═══ Extracted entries ═══
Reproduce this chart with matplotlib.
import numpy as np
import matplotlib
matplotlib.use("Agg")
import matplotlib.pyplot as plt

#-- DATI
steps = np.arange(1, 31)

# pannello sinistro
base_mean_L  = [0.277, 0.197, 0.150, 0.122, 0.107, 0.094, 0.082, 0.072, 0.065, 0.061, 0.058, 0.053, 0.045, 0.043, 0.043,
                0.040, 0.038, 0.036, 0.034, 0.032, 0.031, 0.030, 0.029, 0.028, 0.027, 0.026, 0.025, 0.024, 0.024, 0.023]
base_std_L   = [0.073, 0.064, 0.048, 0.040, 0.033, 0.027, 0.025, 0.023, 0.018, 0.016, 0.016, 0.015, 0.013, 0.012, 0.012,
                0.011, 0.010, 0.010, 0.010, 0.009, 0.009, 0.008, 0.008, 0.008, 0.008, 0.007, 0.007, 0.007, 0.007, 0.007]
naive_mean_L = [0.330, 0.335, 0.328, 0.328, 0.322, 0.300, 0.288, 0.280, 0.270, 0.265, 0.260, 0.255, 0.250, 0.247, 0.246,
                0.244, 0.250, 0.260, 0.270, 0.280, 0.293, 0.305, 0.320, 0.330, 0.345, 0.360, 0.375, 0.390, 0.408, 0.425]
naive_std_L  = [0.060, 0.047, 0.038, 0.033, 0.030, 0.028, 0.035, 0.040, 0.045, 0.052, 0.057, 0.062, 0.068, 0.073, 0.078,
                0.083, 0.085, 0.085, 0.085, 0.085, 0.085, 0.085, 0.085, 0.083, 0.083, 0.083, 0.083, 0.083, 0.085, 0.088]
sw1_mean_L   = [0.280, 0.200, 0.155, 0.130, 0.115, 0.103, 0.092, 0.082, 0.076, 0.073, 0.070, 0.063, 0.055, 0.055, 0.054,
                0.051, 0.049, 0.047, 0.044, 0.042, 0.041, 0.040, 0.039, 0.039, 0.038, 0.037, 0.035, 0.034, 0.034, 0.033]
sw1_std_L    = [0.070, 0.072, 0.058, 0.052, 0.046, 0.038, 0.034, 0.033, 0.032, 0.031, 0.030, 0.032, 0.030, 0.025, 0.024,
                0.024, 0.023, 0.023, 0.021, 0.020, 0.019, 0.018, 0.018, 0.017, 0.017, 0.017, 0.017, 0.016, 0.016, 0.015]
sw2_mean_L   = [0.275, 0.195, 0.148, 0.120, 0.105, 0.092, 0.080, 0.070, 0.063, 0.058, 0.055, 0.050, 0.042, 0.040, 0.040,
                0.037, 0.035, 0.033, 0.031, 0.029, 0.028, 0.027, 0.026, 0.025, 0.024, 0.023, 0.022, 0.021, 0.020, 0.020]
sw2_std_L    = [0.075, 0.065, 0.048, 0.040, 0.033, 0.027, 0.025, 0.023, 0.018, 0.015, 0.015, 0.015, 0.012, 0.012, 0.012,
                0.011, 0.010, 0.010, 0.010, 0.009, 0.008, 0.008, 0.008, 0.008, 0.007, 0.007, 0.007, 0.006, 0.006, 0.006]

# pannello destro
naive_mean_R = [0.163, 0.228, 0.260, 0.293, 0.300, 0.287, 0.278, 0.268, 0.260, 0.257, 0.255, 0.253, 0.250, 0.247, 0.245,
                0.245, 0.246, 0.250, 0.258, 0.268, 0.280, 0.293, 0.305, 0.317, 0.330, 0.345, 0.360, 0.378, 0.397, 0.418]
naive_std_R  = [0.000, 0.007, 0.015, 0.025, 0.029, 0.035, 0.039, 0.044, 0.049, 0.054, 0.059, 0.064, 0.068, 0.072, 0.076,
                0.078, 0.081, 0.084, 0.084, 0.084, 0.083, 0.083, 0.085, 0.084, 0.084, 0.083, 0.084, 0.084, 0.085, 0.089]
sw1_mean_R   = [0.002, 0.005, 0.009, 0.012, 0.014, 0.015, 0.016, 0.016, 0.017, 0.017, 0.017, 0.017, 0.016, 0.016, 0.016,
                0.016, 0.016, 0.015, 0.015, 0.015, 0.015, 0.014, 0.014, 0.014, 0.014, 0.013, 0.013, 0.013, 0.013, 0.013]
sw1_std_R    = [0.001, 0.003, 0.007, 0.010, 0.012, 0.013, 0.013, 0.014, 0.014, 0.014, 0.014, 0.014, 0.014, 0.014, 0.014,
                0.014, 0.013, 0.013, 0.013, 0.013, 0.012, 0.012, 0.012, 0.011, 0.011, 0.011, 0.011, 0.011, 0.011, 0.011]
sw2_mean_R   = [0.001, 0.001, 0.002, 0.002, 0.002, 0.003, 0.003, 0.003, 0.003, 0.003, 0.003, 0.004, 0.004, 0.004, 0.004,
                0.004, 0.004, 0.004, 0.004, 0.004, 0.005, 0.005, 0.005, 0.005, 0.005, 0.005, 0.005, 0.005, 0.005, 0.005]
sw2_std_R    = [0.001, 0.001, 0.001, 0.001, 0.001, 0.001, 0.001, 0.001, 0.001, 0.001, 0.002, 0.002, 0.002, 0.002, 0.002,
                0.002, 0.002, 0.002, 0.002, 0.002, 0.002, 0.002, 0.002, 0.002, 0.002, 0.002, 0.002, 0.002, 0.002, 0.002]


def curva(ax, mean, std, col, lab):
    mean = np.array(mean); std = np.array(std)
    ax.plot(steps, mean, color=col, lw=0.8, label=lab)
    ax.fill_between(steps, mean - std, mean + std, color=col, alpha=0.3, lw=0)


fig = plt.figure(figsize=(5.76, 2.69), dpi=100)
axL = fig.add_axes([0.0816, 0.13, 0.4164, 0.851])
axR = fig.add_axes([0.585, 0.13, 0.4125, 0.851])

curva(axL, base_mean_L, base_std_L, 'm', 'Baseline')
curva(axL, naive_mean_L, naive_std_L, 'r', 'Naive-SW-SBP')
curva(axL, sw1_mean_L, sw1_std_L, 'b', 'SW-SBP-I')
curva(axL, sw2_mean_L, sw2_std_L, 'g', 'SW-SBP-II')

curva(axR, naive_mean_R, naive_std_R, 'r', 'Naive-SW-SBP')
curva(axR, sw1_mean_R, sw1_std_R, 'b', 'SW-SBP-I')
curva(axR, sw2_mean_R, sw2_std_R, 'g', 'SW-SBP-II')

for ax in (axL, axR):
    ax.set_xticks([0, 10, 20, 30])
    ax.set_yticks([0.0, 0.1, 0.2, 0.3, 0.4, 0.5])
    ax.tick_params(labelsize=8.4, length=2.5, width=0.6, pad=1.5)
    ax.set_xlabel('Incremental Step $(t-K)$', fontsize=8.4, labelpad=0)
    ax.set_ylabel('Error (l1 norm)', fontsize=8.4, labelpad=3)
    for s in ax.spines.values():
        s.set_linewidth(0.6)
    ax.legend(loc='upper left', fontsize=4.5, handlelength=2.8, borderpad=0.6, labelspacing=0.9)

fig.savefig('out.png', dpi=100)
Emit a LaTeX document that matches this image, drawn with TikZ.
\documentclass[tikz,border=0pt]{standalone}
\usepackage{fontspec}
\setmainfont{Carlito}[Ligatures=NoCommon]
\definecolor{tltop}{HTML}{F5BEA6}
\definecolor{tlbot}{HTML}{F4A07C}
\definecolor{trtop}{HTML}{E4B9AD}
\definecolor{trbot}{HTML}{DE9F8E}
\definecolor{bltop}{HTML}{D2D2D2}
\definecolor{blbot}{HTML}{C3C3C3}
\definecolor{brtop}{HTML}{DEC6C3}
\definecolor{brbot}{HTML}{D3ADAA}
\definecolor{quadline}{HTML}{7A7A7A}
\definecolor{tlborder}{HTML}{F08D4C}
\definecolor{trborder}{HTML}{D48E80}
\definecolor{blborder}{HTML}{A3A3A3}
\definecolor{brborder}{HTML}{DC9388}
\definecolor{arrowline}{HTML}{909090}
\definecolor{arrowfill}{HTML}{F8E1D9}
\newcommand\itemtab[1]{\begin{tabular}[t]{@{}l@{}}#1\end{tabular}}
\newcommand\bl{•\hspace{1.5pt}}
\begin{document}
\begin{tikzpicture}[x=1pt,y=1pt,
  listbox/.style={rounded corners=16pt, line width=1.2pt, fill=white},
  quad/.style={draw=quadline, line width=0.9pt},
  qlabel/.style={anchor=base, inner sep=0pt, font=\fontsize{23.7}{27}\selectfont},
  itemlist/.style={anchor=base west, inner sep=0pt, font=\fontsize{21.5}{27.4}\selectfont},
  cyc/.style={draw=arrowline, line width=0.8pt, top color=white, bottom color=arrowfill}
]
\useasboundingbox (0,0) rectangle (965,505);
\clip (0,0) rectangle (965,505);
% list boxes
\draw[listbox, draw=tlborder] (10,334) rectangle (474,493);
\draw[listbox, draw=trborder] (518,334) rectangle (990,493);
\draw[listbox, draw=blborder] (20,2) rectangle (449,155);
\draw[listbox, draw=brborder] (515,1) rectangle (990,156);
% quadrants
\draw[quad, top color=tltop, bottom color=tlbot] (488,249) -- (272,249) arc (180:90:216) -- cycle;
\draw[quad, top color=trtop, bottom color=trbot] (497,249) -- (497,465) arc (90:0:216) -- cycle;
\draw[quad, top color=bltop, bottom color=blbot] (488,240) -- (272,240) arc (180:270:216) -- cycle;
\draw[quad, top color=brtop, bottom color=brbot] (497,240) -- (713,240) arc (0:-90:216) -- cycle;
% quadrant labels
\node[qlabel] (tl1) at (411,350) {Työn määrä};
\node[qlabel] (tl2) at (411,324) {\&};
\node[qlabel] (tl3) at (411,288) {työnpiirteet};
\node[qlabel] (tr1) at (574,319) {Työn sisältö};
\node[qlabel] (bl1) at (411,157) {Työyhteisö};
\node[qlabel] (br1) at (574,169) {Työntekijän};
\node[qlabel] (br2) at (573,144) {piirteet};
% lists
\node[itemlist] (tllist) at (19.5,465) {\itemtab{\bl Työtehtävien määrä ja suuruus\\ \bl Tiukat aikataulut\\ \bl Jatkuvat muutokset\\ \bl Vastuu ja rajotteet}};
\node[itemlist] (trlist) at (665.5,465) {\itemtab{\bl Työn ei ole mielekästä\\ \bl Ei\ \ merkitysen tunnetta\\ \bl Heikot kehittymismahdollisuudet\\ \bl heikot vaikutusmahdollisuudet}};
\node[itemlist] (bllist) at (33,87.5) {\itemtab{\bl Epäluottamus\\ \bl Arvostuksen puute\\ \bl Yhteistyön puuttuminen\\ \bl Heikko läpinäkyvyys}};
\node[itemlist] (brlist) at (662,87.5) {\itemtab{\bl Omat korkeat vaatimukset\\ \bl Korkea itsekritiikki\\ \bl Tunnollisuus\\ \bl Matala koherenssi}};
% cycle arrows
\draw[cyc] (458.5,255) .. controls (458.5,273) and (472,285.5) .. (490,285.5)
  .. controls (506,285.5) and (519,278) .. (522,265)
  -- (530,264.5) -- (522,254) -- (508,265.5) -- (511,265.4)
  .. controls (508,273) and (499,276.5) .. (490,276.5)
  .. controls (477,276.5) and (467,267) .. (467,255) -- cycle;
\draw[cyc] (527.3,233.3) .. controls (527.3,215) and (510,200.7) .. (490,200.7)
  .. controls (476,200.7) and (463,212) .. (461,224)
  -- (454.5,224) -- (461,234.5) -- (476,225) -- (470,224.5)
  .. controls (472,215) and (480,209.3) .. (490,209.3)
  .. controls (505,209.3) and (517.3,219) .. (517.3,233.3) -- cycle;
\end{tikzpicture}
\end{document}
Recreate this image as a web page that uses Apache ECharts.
═══
### Aim
Quote exactly the first line of the entries and every line after it, stopping with the line that contains "steps = np.arange(1, 31)".

### Result for this task
Reproduce this chart with matplotlib.
import numpy as np
import matplotlib
matplotlib.use("Agg")
import matplotlib.pyplot as plt

#-- DATI
steps = np.arange(1, 31)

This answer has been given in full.